+++ INFORMATION SHOWN +++
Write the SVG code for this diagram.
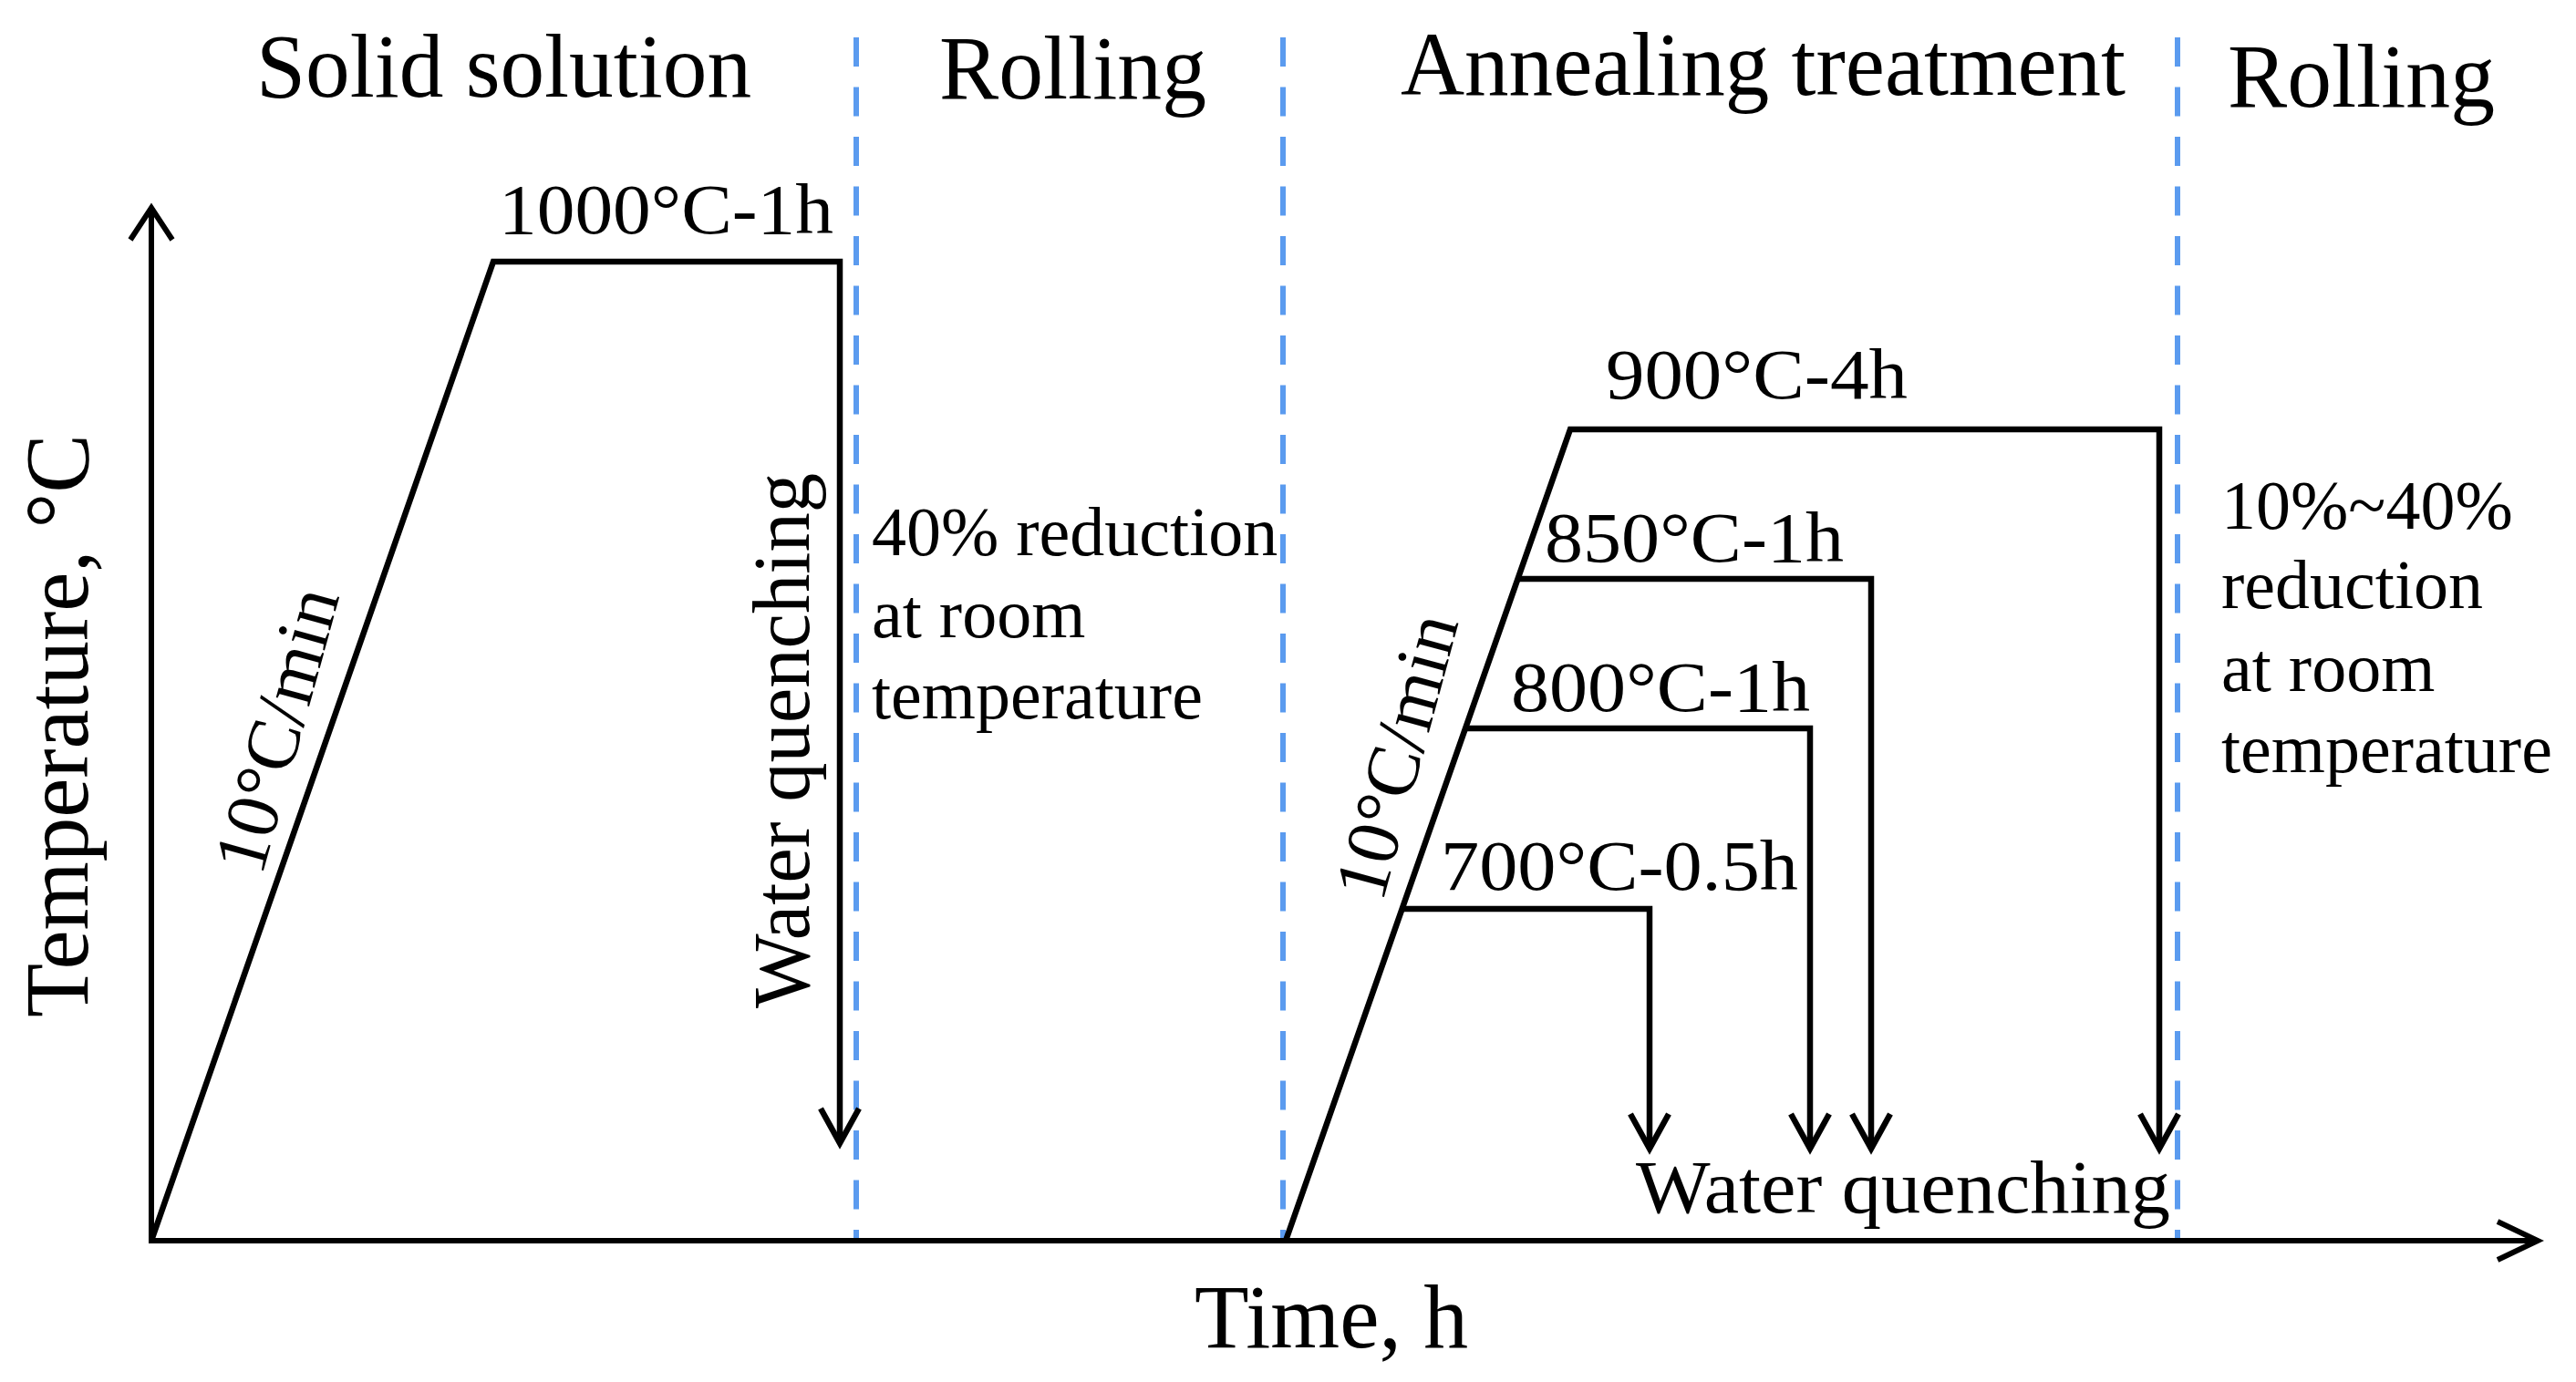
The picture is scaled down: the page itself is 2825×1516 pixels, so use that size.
<svg xmlns="http://www.w3.org/2000/svg" width="2825" height="1516" viewBox="0 0 2825 1516">
<style>
.ln{fill:none;stroke:#000;stroke-width:6.5;stroke-linejoin:miter}
.dv{fill:none;stroke:#5b9bef;stroke-width:6;stroke-dasharray:32 22.5}
text{font-family:"Liberation Serif","Times New Roman",serif;fill:#000}
.hd{font-size:100px}
.lb{font-size:79px}
.nt{font-size:76px}
.rt{font-size:82px}
</style>
<defs>
<marker id="aDown" markerUnits="userSpaceOnUse" viewBox="-50 -30 60 60" markerWidth="60" markerHeight="60" refX="0" refY="0" orient="auto" overflow="visible">
<path d="M-38,-21 L0,0 L-38,21" fill="none" stroke="#000" stroke-width="6.5"/>
</marker>
<marker id="aY" markerUnits="userSpaceOnUse" viewBox="-50 -30 60 60" markerWidth="60" markerHeight="60" refX="0" refY="0" orient="auto" overflow="visible">
<path d="M-35,-23 L0,0 L-35,23" fill="none" stroke="#000" stroke-width="6"/>
</marker>
<marker id="aX" markerUnits="userSpaceOnUse" viewBox="-50 -30 60 60" markerWidth="60" markerHeight="60" refX="0" refY="0" orient="auto" overflow="visible">
<path d="M-44,-21 L0,0 L-44,21" fill="none" stroke="#000" stroke-width="6"/>
</marker>
</defs>
<rect width="2825" height="1516" fill="#fff"/>

<g id="dividers">
<line class="dv" x1="939" y1="41" x2="939" y2="1360"/>
<line class="dv" x1="1407" y1="41" x2="1407" y2="1360"/>
<line class="dv" x1="2388" y1="41" x2="2388" y2="1360"/>
</g>

<g id="axes">
<line class="ln" x1="166" y1="1364" x2="166" y2="228" style="stroke-width:6" marker-end="url(#aY)"/>
<line class="ln" x1="163" y1="1361" x2="2783" y2="1361" style="stroke-width:6" marker-end="url(#aX)"/>
</g>

<g id="connectors">
<polyline id="solid-solution-path" class="ln" points="166,1361 541,287 921,287 921,1254" marker-end="url(#aDown)"/>
<polyline id="anneal-900" class="ln" points="1410,1361 1722,471 2368,471 2368,1260" marker-end="url(#aDown)"/>
<polyline id="anneal-850" class="ln" points="1664.5,635 2052,635 2052,1260" marker-end="url(#aDown)"/>
<polyline id="anneal-800" class="ln" points="1607,799 1985,799 1985,1260" marker-end="url(#aDown)"/>
<polyline id="anneal-700" class="ln" points="1537.6,997 1809,997 1809,1260" marker-end="url(#aDown)"/>
</g>

<g id="stage-headers">
<text class="hd" x="281" y="106" textLength="543" lengthAdjust="spacingAndGlyphs">Solid solution</text>
<text class="hd" x="1030" y="108" textLength="293" lengthAdjust="spacingAndGlyphs">Rolling</text>
<text class="hd" x="1536" y="104" textLength="795" lengthAdjust="spacingAndGlyphs">Annealing treatment</text>
<text class="hd" x="2443" y="117" textLength="293" lengthAdjust="spacingAndGlyphs">Rolling</text>
</g>

<g id="axis-labels">
<text class="hd" transform="translate(96,1116) rotate(-90)" x="0" y="0" textLength="640" lengthAdjust="spacingAndGlyphs">Temperature, °C</text>
<text class="hd" x="1310" y="1478" textLength="300" lengthAdjust="spacingAndGlyphs">Time, h</text>
</g>

<g id="hold-labels">
<text class="lb" x="547" y="256" textLength="367" lengthAdjust="spacingAndGlyphs">1000°C-1h</text>
<text class="lb" x="1761" y="437" textLength="331" lengthAdjust="spacingAndGlyphs">900°C-4h</text>
<text class="lb" x="1694" y="616" textLength="328" lengthAdjust="spacingAndGlyphs">850°C-1h</text>
<text class="lb" x="1657" y="780" textLength="328" lengthAdjust="spacingAndGlyphs">800°C-1h</text>
<text class="lb" x="1580" y="976" textLength="392" lengthAdjust="spacingAndGlyphs">700°C-0.5h</text>
</g>

<g id="rate-labels">
<text class="rt" transform="translate(287,962) rotate(-74.5)" x="0" y="0">10°C/min</text>
<text class="rt" transform="translate(1516,991) rotate(-74.8)" x="0" y="0">10°C/min</text>
</g>

<g id="quench-labels">
<text class="lb" style="font-size:88px" transform="translate(887,1106) rotate(-90)" x="0" y="0" textLength="587" lengthAdjust="spacingAndGlyphs">Water quenching</text>
<text class="lb" style="font-size:82px" x="1794" y="1330" textLength="586" lengthAdjust="spacingAndGlyphs">Water quenching</text>
</g>

<g id="rolling-notes">
<text class="nt" x="956" y="609">40% reduction</text>
<text class="nt" x="956" y="699">at room</text>
<text class="nt" x="956" y="788">temperature</text>
<text class="nt" x="2436" y="580">10%~40%</text>
<text class="nt" x="2436" y="667">reduction</text>
<text class="nt" x="2436" y="758">at room</text>
<text class="nt" x="2436" y="847">temperature</text>
</g>
</svg>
+++
* [WORK TO COMPLETE]: Your task is an exact transcription of all the data, minus the pictures.

* [FULL ANSWER]:
Write the SVG code for this diagram.
The picture is scaled down: the page itself is 2825×1516 pixels, so use that size.
<svg xmlns="http://www.w3.org/2000/svg" width="2825" height="1516" viewBox="0 0 2825 1516">
<style>
.ln{fill:none;stroke:#000;stroke-width:6.5;stroke-linejoin:miter}
.dv{fill:none;stroke:#5b9bef;stroke-width:6;stroke-dasharray:32 22.5}
text{font-family:"Liberation Serif","Times New Roman",serif;fill:#000}
.hd{font-size:100px}
.lb{font-size:79px}
.nt{font-size:76px}
.rt{font-size:82px}
</style>
<defs>
<marker id="aDown" markerUnits="userSpaceOnUse" viewBox="-50 -30 60 60" markerWidth="60" markerHeight="60" refX="0" refY="0" orient="auto" overflow="visible">
<path d="M-38,-21 L0,0 L-38,21" fill="none" stroke="#000" stroke-width="6.5"/>
</marker>
<marker id="aY" markerUnits="userSpaceOnUse" viewBox="-50 -30 60 60" markerWidth="60" markerHeight="60" refX="0" refY="0" orient="auto" overflow="visible">
<path d="M-35,-23 L0,0 L-35,23" fill="none" stroke="#000" stroke-width="6"/>
</marker>
<marker id="aX" markerUnits="userSpaceOnUse" viewBox="-50 -30 60 60" markerWidth="60" markerHeight="60" refX="0" refY="0" orient="auto" overflow="visible">
<path d="M-44,-21 L0,0 L-44,21" fill="none" stroke="#000" stroke-width="6"/>
</marker>
</defs>
<rect width="2825" height="1516" fill="#fff"/>

<g id="dividers">
<line class="dv" x1="939" y1="41" x2="939" y2="1360"/>
<line class="dv" x1="1407" y1="41" x2="1407" y2="1360"/>
<line class="dv" x1="2388" y1="41" x2="2388" y2="1360"/>
</g>

<g id="axes">
<line class="ln" x1="166" y1="1364" x2="166" y2="228" style="stroke-width:6" marker-end="url(#aY)"/>
<line class="ln" x1="163" y1="1361" x2="2783" y2="1361" style="stroke-width:6" marker-end="url(#aX)"/>
</g>

<g id="connectors">
<polyline id="solid-solution-path" class="ln" points="166,1361 541,287 921,287 921,1254" marker-end="url(#aDown)"/>
<polyline id="anneal-900" class="ln" points="1410,1361 1722,471 2368,471 2368,1260" marker-end="url(#aDown)"/>
<polyline id="anneal-850" class="ln" points="1664.5,635 2052,635 2052,1260" marker-end="url(#aDown)"/>
<polyline id="anneal-800" class="ln" points="1607,799 1985,799 1985,1260" marker-end="url(#aDown)"/>
<polyline id="anneal-700" class="ln" points="1537.6,997 1809,997 1809,1260" marker-end="url(#aDown)"/>
</g>

<g id="stage-headers">
<text class="hd" x="281" y="106" textLength="543" lengthAdjust="spacingAndGlyphs">Solid solution</text>
<text class="hd" x="1030" y="108" textLength="293" lengthAdjust="spacingAndGlyphs">Rolling</text>
<text class="hd" x="1536" y="104" textLength="795" lengthAdjust="spacingAndGlyphs">Annealing treatment</text>
<text class="hd" x="2443" y="117" textLength="293" lengthAdjust="spacingAndGlyphs">Rolling</text>
</g>

<g id="axis-labels">
<text class="hd" transform="translate(96,1116) rotate(-90)" x="0" y="0" textLength="640" lengthAdjust="spacingAndGlyphs">Temperature, °C</text>
<text class="hd" x="1310" y="1478" textLength="300" lengthAdjust="spacingAndGlyphs">Time, h</text>
</g>

<g id="hold-labels">
<text class="lb" x="547" y="256" textLength="367" lengthAdjust="spacingAndGlyphs">1000°C-1h</text>
<text class="lb" x="1761" y="437" textLength="331" lengthAdjust="spacingAndGlyphs">900°C-4h</text>
<text class="lb" x="1694" y="616" textLength="328" lengthAdjust="spacingAndGlyphs">850°C-1h</text>
<text class="lb" x="1657" y="780" textLength="328" lengthAdjust="spacingAndGlyphs">800°C-1h</text>
<text class="lb" x="1580" y="976" textLength="392" lengthAdjust="spacingAndGlyphs">700°C-0.5h</text>
</g>

<g id="rate-labels">
<text class="rt" transform="translate(287,962) rotate(-74.5)" x="0" y="0">10°C/min</text>
<text class="rt" transform="translate(1516,991) rotate(-74.8)" x="0" y="0">10°C/min</text>
</g>

<g id="quench-labels">
<text class="lb" style="font-size:88px" transform="translate(887,1106) rotate(-90)" x="0" y="0" textLength="587" lengthAdjust="spacingAndGlyphs">Water quenching</text>
<text class="lb" style="font-size:82px" x="1794" y="1330" textLength="586" lengthAdjust="spacingAndGlyphs">Water quenching</text>
</g>

<g id="rolling-notes">
<text class="nt" x="956" y="609">40% reduction</text>
<text class="nt" x="956" y="699">at room</text>
<text class="nt" x="956" y="788">temperature</text>
<text class="nt" x="2436" y="580">10%~40%</text>
<text class="nt" x="2436" y="667">reduction</text>
<text class="nt" x="2436" y="758">at room</text>
<text class="nt" x="2436" y="847">temperature</text>
</g>
</svg>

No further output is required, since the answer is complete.